Fair catches were commonplace with the now-graduated Dalasco, the Eagles’ lone All-Big Sky Conference first-team selection last season. As a result, EWU ranked seventh in the country in punt defense, giving up a meager 3.5 yards a return.

Roldan Alcobendas, the Eagles’ kickoff and place-kicker the last three seasons, hopes for similar results. He’ll be punting this fall, too. He averaged 60 yards a kickoff to help the coverage team finish a decent 39th (19 yards per return) in the nation.

Most of the pieces to EWU’s kickoff and punt coverage teams are intact. Special teams coordinator Heath Pulver hopes to build off that success.

“From a coverage unit standpoint, we have a foundation of continuing and piggybacking off last season’s success,” Pulver said. “The culture is to keep that going. We want to make sure that we’re forcing fair catches, we’re competing at the line of scrimmage and getting downfield with our team speed.”

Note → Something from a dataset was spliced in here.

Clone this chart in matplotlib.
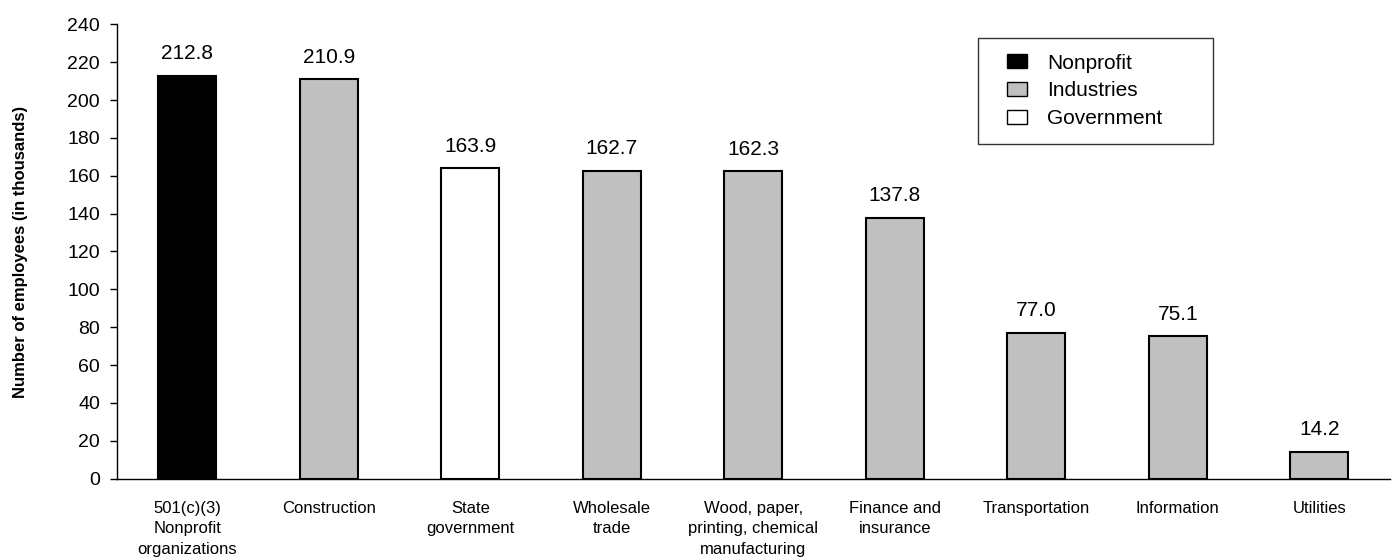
import matplotlib
matplotlib.use("Agg")
import matplotlib.pyplot as plt
from matplotlib.patches import Patch, Rectangle
from matplotlib.legend_handler import HandlerPatch

plt.rcParams['font.family'] = ['Liberation Sans', 'DejaVu Sans']

# -----------------------------
# data
# -----------------------------
categories = [
    "501(c)(3)\nNonprofit\norganizations",
    "Construction",
    "State\ngovernment",
    "Wholesale\ntrade",
    "Wood, paper,\nprinting, chemical\nmanufacturing",
    "Finance and\ninsurance",
    "Transportation",
    "Information",
    "Utilities",
]
employees = [212.8, 210.9, 163.9, 162.7, 162.3, 137.8, 77.0, 75.1, 14.2]
groups = ["Nonprofit", "Industries", "Government", "Industries", "Industries",
          "Industries", "Industries", "Industries", "Industries"]

group_names = ["Nonprofit", "Industries", "Government"]
group_colors = {"Nonprofit": "#000000", "Industries": "#C0C0C0", "Government": "#FFFFFF"}


# legend square, pushed to the right end of the handle slot
def square_handle(legend, orig_handle, xdescent, ydescent, width, height, fontsize):
    w, h = 14.4, 10.1
    return Rectangle((-xdescent + width - w, -ydescent + (height - h) / 2), w, h)


# -----------------------------
# plot
# -----------------------------
fig = plt.figure(figsize=(13.92, 5.59), dpi=100)
ax = fig.add_axes([0.0838, 0.1437, 0.9148, 0.8128])

x = range(len(categories))
colors = [group_colors[g] for g in groups]
bars = ax.bar(x, employees, width=0.41, color=colors, edgecolor="black", linewidth=1.5)

for rect, val in zip(bars, employees):
    ax.annotate(f"{val:.1f}", (rect.get_x() + rect.get_width() / 2, val),
                xytext=(0, 9), textcoords="offset points",
                ha="center", va="bottom", fontsize=15)

ax.set_xlim(-0.5, len(categories) - 0.5)
ax.set_ylim(0, 240)
ax.set_yticks(range(0, 241, 20))
ax.set_xticks(list(x))
ax.set_xticklabels(categories, fontsize=12, linespacing=1.45)
ax.tick_params(axis="x", length=0, pad=16)
ax.tick_params(axis="y", length=5, width=1, labelsize=14, pad=7)

ax.spines["top"].set_visible(False)
ax.spines["right"].set_visible(False)
ax.spines["left"].set_linewidth(1)
ax.spines["bottom"].set_linewidth(1)

fig.text(21 / 1392, 0.55, "Number of employees (in thousands)", rotation=90,
         ha="center", va="center", fontsize=12, fontweight="bold")

handles = [Patch(facecolor=group_colors[g], edgecolor="black", linewidth=1) for g in group_names]
leg = fig.legend(handles, group_names, loc="upper left",
                 bbox_to_anchor=(978 / 1392, 1 - 141 / 559, 235 / 1392, 103 / 559),
                 mode="expand", fontsize=15, frameon=True, fancybox=False,
                 edgecolor="black", handlelength=1.58, handleheight=0.7,
                 handletextpad=1.0, labelspacing=0.42, borderpad=0.75, borderaxespad=0,
                 handler_map={Patch: HandlerPatch(patch_func=square_handle)})
leg.get_frame().set_linewidth(1)

plt.savefig("out.png", dpi=100)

EWU, one of the most senior-laden and experienced teams at the FCS level, knows what it has with its coverage players, who didn’t surrender a touchdown. Now it’s aiming for more consistency in its kicking game.

Alcobendas, a sixth-year senior with a pair of knee injuries, ranks third in school history in kicking points (201). The Camas, Washington, product, has made 20 of his 31 career field-goal attempts and is 141 of 146 on PATs.

He hit 10 of 15 field goals last season, a number he wants to improve in his final season of eligibility.

The return of three-year, first-string long snapper Curtis Billen should help.

“I think I focused too much about stats in the past,” said Alcobendas, who hit a career-long field goal of 48 yards last season against Montana State. “Now I just want to focus on making every kick and doing what I can do help us become a better team this year.”

Alcobendas appears to be front-runner for the starting job, but he’s been pushed by freshman Trevor Bowens, sophomore Andre Slyter and walk-on Seth Harrison. Bowens committed to Utah State in 2017, but did not play last season. Brandyn Bangsund has also looked strong at kicker.

“Competition brings the best character out of you, so they’re pushing me to my limits everyday,” Alcobendas said.

The Eagles also welcome back last season’s kick and punt returners, who often gave their offense decent field position.

With speedsters Dre’Sonte Dorton and Nsimba Webster returning kicks in 2017, the Eagles ranked ninth in the country in return yards (24.3 per return). Dorton, also a reserve wide receiver, averaged 27.7 per return, which also ranked ninth.

Zach Eagle, a senior wide receiver, is again listed as the team’s punt returner after averaging 6.8 yards per return.